I have a multiply-add kernel inside my application and I want to increase its performance.
I use an Intel Core i7-960 (3.2 GHz clock) and have already manually implemented the kernel using SSE intrinsics as follows:
 for(int i=0; i<iterations; i+=4) {
    y1 = _mm_set_ss(output[i]);
    y2 = _mm_set_ss(output[i+1]);
    y3 = _mm_set_ss(output[i+2]);
    y4 = _mm_set_ss(output[i+3]);
    for(k=0; k<ksize; k++){
        for(l=0; l<ksize; l++){
            w  = _mm_set_ss(weight[i+k+l]);
            x1 = _mm_set_ss(input[i+k+l]);
            y1 = _mm_add_ss(y1,_mm_mul_ss(w,x1));
            …
            x4 = _mm_set_ss(input[i+k+l+3]);
            y4 = _mm_add_ss(y4,_mm_mul_ss(w,x4));
        }
    }
    _mm_store_ss(&output[i],y1);
    _mm_store_ss(&output[i+1],y2);
    _mm_store_ss(&output[i+2],y3);
    _mm_store_ss(&output[i+3],y4);
 }
I know I can use packed fp vectors to increase the performance and I already did so succesfully, but I want to know why the single scalar code isn't able to meet the processor's peak performance.
The performance of this kernel on my machine is ~1.6 FP operations per cycle, while the maximum would be 2 FP operations per cycle (since FP add + FP mul can be executed in parallel).
If I'm correct from studying the generated assembly code, the ideal schedule would look like follows, where the mov instruction takes 3 cycles, the switch latency from the load domain to the FP domain for the dependent instructions takes 2 cycles, the FP multiply takes 4 cycles and the FP add takes 3 cycles. (Note that the dependence from the multiply -> add doesn't incur any switch latency because the operations belong to the same domain).

According to the measured performance (~80% of the maximum theoretical performance) there is an overhead of ~3 instructions per 8 cycles.
I am trying to either:
- get rid of this overhead, or
- explain where it comes from
Of course there is the problem with cache misses & data misalignment which can increase the latency of the move instructions, but are there any other factors that could play a role here? Like register read stalls or something?
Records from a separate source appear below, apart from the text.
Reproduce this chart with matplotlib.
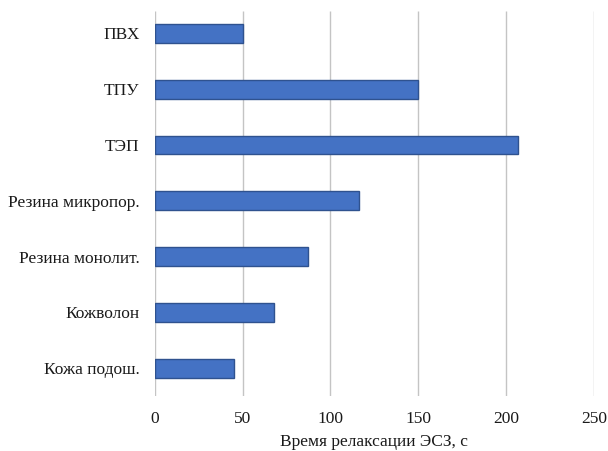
import matplotlib.pyplot as plt

# Relaxation time of the electrostatic charge for sole materials
materials = [
    "ПВХ",
    "ТПУ",
    "ТЭП",
    "Резина микропор.",
    "Резина монолит.",
    "Кожволон",
    "Кожа подош.",
]
relax_time = [50, 150, 207, 116, 87, 68, 45]
x_ticks = [0, 50, 100, 150, 200, 250]

plt.rcParams["font.family"] = ["Liberation Serif", "DejaVu Serif"]
plt.rcParams["font.size"] = 12.5

fig = plt.figure(figsize=(6.08, 4.51), dpi=100)
ax = fig.add_axes([0.2544, 0.122, 0.7225, 0.8656])

pos = list(range(len(materials)))
ax.barh(pos, relax_time, height=0.34, color="#4472C4",
        edgecolor="#2F528F", linewidth=1.0, zorder=3)

ax.set_xlim(0, 250)
ax.set_ylim(len(materials) - 0.5, -0.5)
ax.set_xticks(x_ticks)
ax.set_yticks(pos)
ax.set_yticklabels(materials)

# vertical grid lines stop a little short of the top edge
ax.vlines(x_ticks, -0.4, len(materials) - 0.5, color="#C4C4C4",
          linewidth=1.0, zorder=1)

for s in ax.spines.values():
    s.set_visible(False)
ax.tick_params(axis="both", length=0, colors="#1a1a1a")
ax.tick_params(axis="y", pad=11)
ax.tick_params(axis="x", pad=11)
ax.set_xlabel("Время релаксации ЭСЗ, с", color="#1a1a1a", labelpad=5)

fig.savefig("out.png", dpi=100)
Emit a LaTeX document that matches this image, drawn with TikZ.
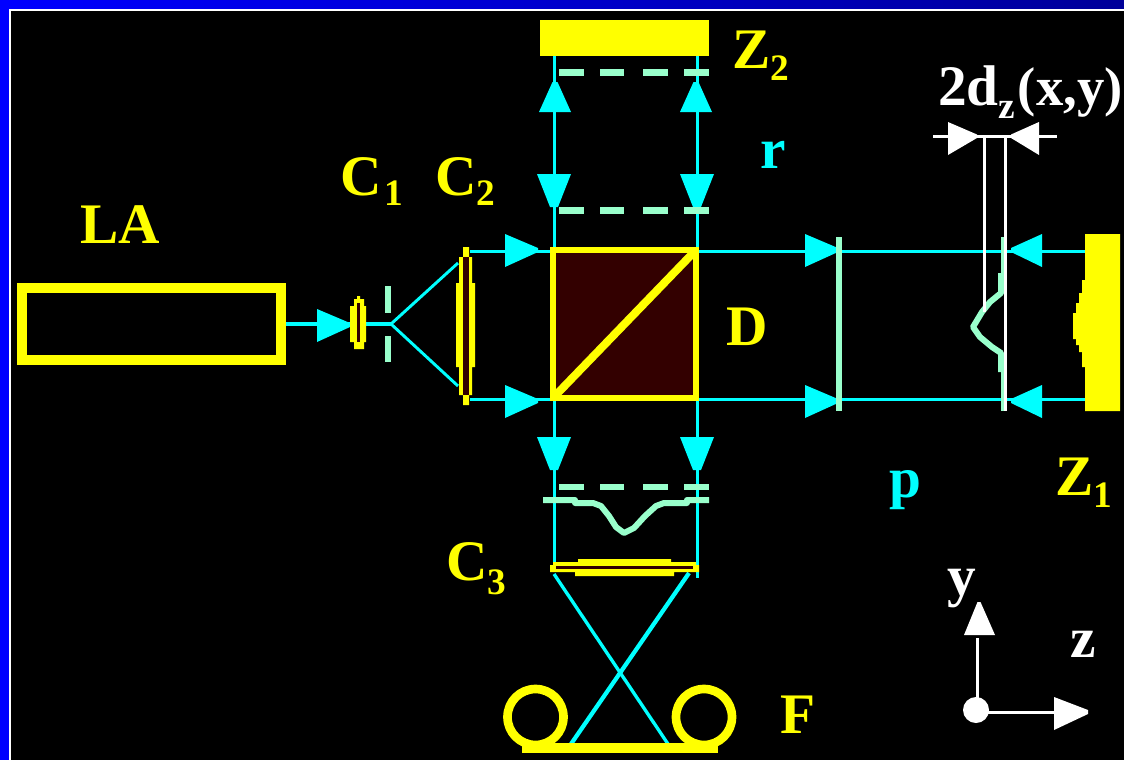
\documentclass[tikz,border=0pt]{standalone}
\usepackage{fontspec}
\setmainfont{Liberation Serif}[BoldFont={Liberation Serif Bold}]
\definecolor{ylw}{HTML}{FFFF00}
\definecolor{cyn}{HTML}{00FFFF}
\definecolor{mnt}{HTML}{99FFCC}
\definecolor{drk}{HTML}{330000}
\newcommand{\arR}[3]{\fill[#1] (#2,{#3-2})--({#2-33},{#3-16})--({#2-33},{#3+17})--(#2,{#3+2})--cycle;}
\newcommand{\arL}[3]{\fill[#1] (#2,{#3-2})--({#2+31},{#3-16})--({#2+31},{#3+17})--(#2,{#3+2})--cycle;}
\newcommand{\arU}[3]{\fill[#1] ({#2-2.5},#3)--({#2-16},{#3+30})--({#2+16},{#3+30})--({#2+2.5},#3)--cycle;}
\newcommand{\arD}[3]{\fill[#1] ({#2-4},#3)--({#2-17},{#3-33})--({#2+17},{#3-33})--({#2+4},#3)--cycle;}
\newcommand{\lbl}[1]{\fontsize{#1}{#1}\selectfont\bfseries}
% subscript lowered by #2 (pt) after a kern of #1 (pt)
\newcommand{\subs}[3]{\kern#1pt\lower#2pt\hbox{\lbl{28}#3}}
\tikzset{
  x=0.75pt,y=-0.75pt,
  beam/.style={draw=cyn,line width=2.25pt},
  ray/.style={draw=cyn,line width=2.2pt},
  wave/.style={draw=mnt,line width=4.5pt,line join=round},
  thinwave/.style={draw=mnt,line width=2.4pt},
  plate/.style={draw=mnt,line width=4.5pt},
  dim/.style={draw=white,line width=2.25pt},
  yfill/.style={fill=ylw},
  box/.style={draw=ylw,inner sep=0pt,outer sep=0pt},
  txt/.style={inner sep=0pt,outer sep=0pt,anchor=base west},
  big/.style={txt,font=\lbl{43}}
}
\begin{document}
\begin{tikzpicture}
\useasboundingbox (0,0) rectangle (1124,760);
\fill[black] (0,0) rectangle (1124,760);
% frame
\fill[left color=blue,right color=blue!60!black] (0,0) rectangle (1124,9);
\fill[blue] (0,0) rectangle (9,760);
\fill[white] (9,9) rectangle (1124,11);
\fill[white] (9,9) rectangle (11,760);

% named points
\coordinate (laserout) at (282,324);
\coordinate (focus) at (391,324);
\coordinate (c2t) at (458,263);
\coordinate (c2b) at (458,386);
\coordinate (c2tb) at (470,251);
\coordinate (c2bb) at (470,399.5);
\coordinate (z1t) at (1086,251);
\coordinate (z1b) at (1086,399.5);
\coordinate (z2l) at (554.5,55);
\coordinate (z2r) at (697.5,55);
\coordinate (c3l) at (554.5,570);
\coordinate (c3r) at (697.5,578);
\coordinate (xl) at (554,574);
\coordinate (xr) at (689,573);
\coordinate (fl) at (571,744);
\coordinate (fr) at (668,744);

% beams
\draw[beam,line width=3pt] (laserout) -- (focus);
\draw[ray] (focus) -- (c2t);
\draw[ray] (focus) -- (c2b);
\draw[beam] (c2tb) -- (z1t);
\draw[beam] (c2bb) -- (z1b);
\draw[beam] (z2l) -- (c3l);
\draw[beam] (z2r) -- (c3r);
\draw[ray,line width=2.5pt] (xl) -- (fr);
\draw[ray,line width=3.2pt] (xr) -- (fl);

% arrows
\arR{cyn}{350}{325}
\arR{cyn}{538}{250}
\arR{cyn}{538}{401}
\arR{cyn}{838}{250}
\arR{cyn}{838}{401}
\arL{cyn}{1011}{250}
\arL{cyn}{1011}{401}
\arU{cyn}{555}{82}
\arU{cyn}{696}{82}
\arD{cyn}{554}{207}
\arD{cyn}{697}{207}
\arD{cyn}{554}{470}
\arD{cyn}{697}{470}

% laser
\node[box,line width=7.5pt,minimum width=193.9pt,minimum height=54pt] (laser) at (151.25,324) {};
% lens C1
\fill[ylw] (357,296) -- (360,296) -- (360,299) -- (364,299) -- (364,306) -- (366,306) -- (366,342) -- (364,342) -- (364,349) -- (354,349) -- (354,342) -- (350,342) -- (350,306) -- (354,306) -- (354,299) -- (357,299) -- cycle;
\fill[drk] (357,303) rectangle (360,342);
% pinhole
\fill[mnt] (385,286) rectangle (391,313);
\fill[mnt] (385,336) rectangle (391,362);
% lens C2
\fill[ylw] (463,247) -- (469,247) -- (469,257) -- (472,257) -- (472,283) -- (475,283) -- (475,367) -- (472,367) -- (472,395) -- (469,395) -- (469,405) -- (463,405) -- (463,395) -- (459,395) -- (459,367) -- (456,367) -- (456,283) -- (459,283) -- (459,257) -- (463,257) -- cycle;
\fill[drk] (463,257) rectangle (469,395);
% cube
\node[box,fill=drk,line width=4.5pt,minimum width=107.25pt,minimum height=111pt] (cube) at (624.5,324) {};
\draw[ylw,line width=6pt] (cube.south west) -- (cube.north east);
% mirror Z2
\node[yfill,inner sep=0pt,outer sep=0pt,minimum width=126.75pt,minimum height=27pt] (z2) at (624.5,38) {};
% mirror Z1
\fill[ylw] (1085,234) -- (1120,234) -- (1120,411) -- (1085,411) -- (1085,367) -- (1082,367) -- (1082,352) -- (1079,352) -- (1079,345) -- (1076,345) -- (1076,339) -- (1073,339) -- (1073,313) -- (1076,313) -- (1076,303) -- (1079,303) -- (1079,293) -- (1082,293) -- (1082,280) -- (1085,280) -- cycle;
% dashes
\foreach \yy in {72.5,210.5,487}{
  \foreach \aa/\bb in {559/584,600/624,643/668,684/709}{
    \fill[mnt] (\aa,\yy-3.3) rectangle (\bb,\yy+3.3);
  }
}
% wavefront below cube
\draw[wave] (543,500) -- (575,500) -- (575,503) -- (593,503) -- (601,506) -- (609,516) -- (616,527) -- (624,533) -- (634,528) -- (645,516) -- (656,506) -- (664,503) -- (687,503) -- (687,500) -- (709,500);
% lens C3
\fill[ylw] (550,565) -- (553,565) -- (553,562) -- (578,562) -- (578,559) -- (671,559) -- (671,562) -- (696,562) -- (696,565) -- (699,565) -- (699,572) -- (674,572) -- (674,576) -- (575,576) -- (575,572) -- (550,572) -- cycle;
\fill[drk] (556,566) rectangle (693,569);
% fibre
\draw[ylw,line width=6.5pt] (535.5,717) circle [radius=28];
\draw[ylw,line width=6.5pt] (704,717) circle [radius=28];
\fill[ylw] (522,743) rectangle (718,753);
% plate and wavefront on the right
\draw[plate] (839,237) -- (839,411);
\draw[thinwave] (1002.5,237) -- (1002.5,273);
\draw[thinwave] (1002.5,372) -- (1002.5,411);
\draw[wave] (1001,273) -- (1001,293) -- (990,302) -- (982,312) -- (973,327) -- (980,337) -- (992,347) -- (1001,353) -- (1001,372);
% dimension
\coordinate (dl) at (933,136);
\coordinate (dr) at (1057,136);
\coordinate (w1a) at (984,136);
\coordinate (w1b) at (984,312);
\coordinate (w2a) at (1005,136);
\coordinate (w2b) at (1005,411);
\draw[dim] (dl) -- (dr);
\draw[dim] (w1a) -- (w1b);
\draw[dim] (w2a) -- (w2b);
\fill[white] (977,134.5)--(948,122)--(948,155)--(977,138)--cycle;
\fill[white] (1011,134.5)--(1039,122)--(1039,155)--(1011,138)--cycle;
% axes
\coordinate (origin) at (976,710);
\coordinate (ay) at (977,638);
\coordinate (az) at (1060,712);
\draw[dim] (977,710) -- (ay);
\draw[dim] (origin |- az) -- (az);
\fill[white] (origin) circle [radius=13];
\fill[white] (977.5,602)--(980.5,602)--(995,635)--(964,635)--cycle;
\fill[white] (1088,710)--(1054,697)--(1054,730)--(1088,714)--cycle;

% labels
\node[big,text=ylw] (tla) at (80,243) {LA};
\node[big,text=ylw] (tc1) at (340,195) {C\subs{2}{8}{1}};
\node[big,text=ylw] (tc2) at (435,195) {C\subs{0}{8}{2}};
\node[big,text=ylw] (tz2) at (732,68) {Z\subs{0}{9.5}{2}};
\node[big,text=cyn] (tr) at (760,168) {r};
\node[big,text=ylw] (td) at (726,345) {D};
\node[big,text=cyn] (tp) at (889,497) {p};
\node[big,text=ylw] (tz1) at (1055,495) {Z\subs{0}{9}{1}};
\node[big,text=ylw] (tc3) at (446,580) {C\subs{0}{10.5}{3}};
\node[big,text=ylw] (tf) at (780,733) {F};
\node[big,text=white] (t2d) at (938,105) {2d\subs{0}{10}{z}\kern2pt\lbl{41}(x,y)};
\node[big,text=white] (ty) at (947,595) {y};
\node[big,text=white] (tz) at (1070,657) {z};
\end{tikzpicture}
\end{document}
I hope my problem is clear, thanks in advance for your responses!
Update: The assembly of the inner-loop looks as follows:
...
Block 21: 
  movssl  (%rsi,%rdi,4), %xmm4 
  movssl  (%rcx,%rdi,4), %xmm0 
  movssl  0x4(%rcx,%rdi,4), %xmm1 
  movssl  0x8(%rcx,%rdi,4), %xmm2 
  movssl  0xc(%rcx,%rdi,4), %xmm3 
  inc %rdi 
  mulss %xmm4, %xmm0 
  cmp $0x32, %rdi 
  mulss %xmm4, %xmm1 
  mulss %xmm4, %xmm2 
  mulss %xmm3, %xmm4 
  addss %xmm0, %xmm5 
  addss %xmm1, %xmm6 
  addss %xmm2, %xmm7 
  addss %xmm4, %xmm8 
  jl 0x401b52 <Block 21> 
...